Subject of the Proceedings
As in the case in first instance, the claimants sought to hold Shell liable if it failed to reduce its CO2 emissions by 45% (or at least 35% or 25%) by 2030, relative to its 2019 emissions levels. They requested the Court to compel Shell to meet these reduction targets effectively. The Court resolved the case based on Dutch law.
Five Key Decisions by the Court of Appeal
The Court of Appeal revisited the claims of the environmental groups and issued the following noteworthy decisions:
1) Shell’s Obligation to Reduce Emissions
As a major contributor to the climate crisis with the capacity to support mitigation efforts, Shell has an obligation to reduce its CO2 emissions. According to the Court, this duty exists even in the absence of a specific legal provision explicitly imposing it.
2) General Duty of Care and Human Rights
The Court framed this obligation as part of the general duty of care that applies universally. Its interpretation of this open norm was inspired by human rights, such as the right to life and the right to respect for private life, as well as international and European laws targeting the effects of climate change. The Court considered both binding rules and non-binding “soft law.”
3) Human Rights and Private Entities
Traditionally, human rights apply to relationships between citizens and the state. However, the Court held that, in this case, private companies and individuals could also invoke these rights against one another.
4) Rejection of Shell’s Argument on Exhaustive Legislation
Shell argued that existing CO2 emission regulations were exhaustive and precluded the imposition of additional obligations. The Court rejected this view, affirming that the general duty of care could impose supplementary requirements to reduce CO2 emissions.
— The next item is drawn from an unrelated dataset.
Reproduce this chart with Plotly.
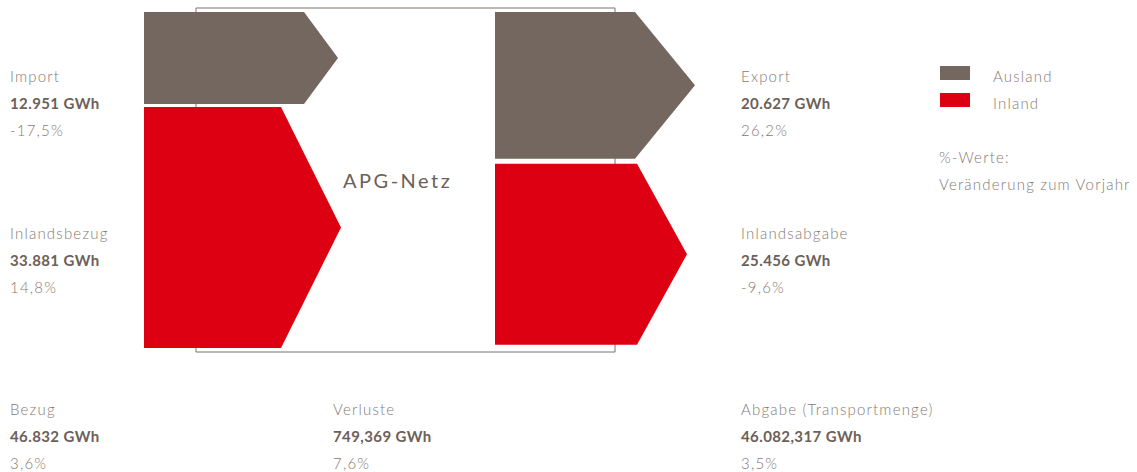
import plotly.graph_objects as go

# ---- data ----
in_labels = ["Import", "Inlandsbezug"]
in_values = [12951, 33881]          # GWh
in_pct = ["-17,5%", "14,8%"]
out_labels = ["Export", "Inlandsabgabe"]
out_values = [20627, 25456]         # GWh
out_pct = ["26,2%", "-9,6%"]
categories = ["Ausland", "Inland"]
total_labels = ["Bezug", "Verluste", "Abgabe (Transportmenge)"]
total_values = ["46.832 GWh", "749,369 GWh", "46.082,317 GWh"]
total_pct = ["3,6%", "7,6%", "3,5%"]
center_label = "APG-Netz"
note_lines = ["%-Werte:", "Veränderung zum Vorjahr"]

# ---- style / layout ----
W, H = 1137, 472
K = 0.00711          # px per GWh
TOP = 12             # px of arrow top
COLORS = ["#74675f", "#dc0012"]
TXT = "#867a73"
TXT_B = "#6c6059"
FONT = "Lato"

def fmt(v):
    return f"{v:,}".replace(",", ".") + " GWh"

def py(px):
    return 1 - px / H

fig = go.Figure()

def arrow(x0, xs, xt, y0, val, color):
    y1 = y0 + val
    ym = (y0 + y1) / 2
    fig.add_trace(go.Scatter(
        x=[x0, xs, xt, xs, x0, x0],
        y=[y0, y0, ym, y1, y1, y0],
        mode="lines", fill="toself", fillcolor=color,
        line=dict(width=0, color=color), hoverinfo="skip", showlegend=False))
    return y1

# left arrows
left_geom = [(144, 304, 338), (144, 281, 341)]
left_gap = 3 / K
y = 0
for i, v in enumerate(in_values):
    x0, xs, xt = left_geom[i]
    y = arrow(x0, xs, xt, y, v, COLORS[i]) + left_gap

right_geom = [(495, 635, 695), (495, 637, 687)]
right_gap = 5 / K
y = 0
for i, v in enumerate(out_values):
    x0, xs, xt = right_geom[i]
    y = arrow(x0, xs, xt, y, v, COLORS[i]) + right_gap

# frame box
fig.add_shape(type="rect", xref="x", yref="paper", x0=196, x1=615,
              y0=py(352), y1=py(8), line=dict(color="#7e726b", width=1),
              layer="below")

def txt(x, ypx, s, bold=False, size=15, color=None, anchor="left", ls=None):
    if ls is None:
        ls = 0.4 if bold else 1.2
    fig.add_annotation(x=x, y=py(ypx), xref="x", yref="paper", xshift=-2,
                       text=f'<span style="letter-spacing:{ls}px">{s}</span>',
                       showarrow=False, xanchor=anchor, yanchor="middle",
                       font=dict(family=FONT, size=size,
                                 color=color or (TXT_B if bold else TXT),
                                 weight=700 if bold else 300))

def block(x, ytop, label, value, pct):
    txt(x, ytop, label)
    txt(x, ytop + 27, value, bold=True)
    txt(x, ytop + 54, pct)

block(10, 76, in_labels[0], fmt(in_values[0]), in_pct[0])
block(10, 233, in_labels[1], fmt(in_values[1]), in_pct[1])
block(741, 76, out_labels[0], fmt(out_values[0]), out_pct[0])
block(741, 233, out_labels[1], fmt(out_values[1]), out_pct[1])
for xb, l, v, p in zip([10, 333, 741], total_labels, total_values, total_pct):
    block(xb, 409, l, v, p)

fig.add_annotation(x=343, y=py(180), xref="x", yref="paper", xshift=-2,
                   text=f'<span style="letter-spacing:2.5px">{center_label}</span>',
                   showarrow=False, xanchor="left", yanchor="middle",
                   font=dict(family=FONT, size=20, color="#6c6059", weight=400))

# legend
for i, c in enumerate(categories):
    yc = 73 + 27 * i
    fig.add_shape(type="rect", xref="x", yref="paper", x0=940, x1=970,
                  y0=py(yc + 7), y1=py(yc - 7), fillcolor=COLORS[i],
                  line=dict(width=0))
    txt(993, yc + 3, c)
txt(939, 157, note_lines[0])
txt(939, 184, note_lines[1])

fig.update_layout(
    width=W, height=H, margin=dict(l=0, r=0, t=0, b=0),
    paper_bgcolor="white", plot_bgcolor="white", showlegend=False,
    xaxis=dict(range=[0, W], visible=False, fixedrange=True),
    yaxis=dict(range=[(H - TOP) / K, -TOP / K], visible=False, fixedrange=True),
)
fig.write_html("out.html", config={"displayModeBar": False},
               post_script="document.body.style.margin='0';document.body.style.padding='0';")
5) Lack of a Clear Reduction Percentage
The Court found no legal rule or scientific consensus dictating the exact percentage by which Shell must reduce its CO2 emissions. Consequently, it declined to mandate reductions of 45%, 35%, or 25% by 2030 relative to 2019 levels.
These five decisions highlight the complexity of the judgment, which resists simplistic conclusions about winners and losers. The true impact and scope of the ruling will only become clear over time. It is also worth noting that Shell may still appeal the decision to the Dutch Supreme Court.
Summary
The judgment emphasizes several critical points:
- Companies can, in principle, be held accountable under their general duty of care for the environmental harm caused by their activities.
- The evolution of additional legislative frameworks and scientific research will play a significant role in shaping the scope of this duty of care. For legal certainty, clear and foreseeable sanctions are desirable.
- The implications of specific legal obligations regarding CO2 emissions on the trend of climate litigation against governments and private companies remain uncertain.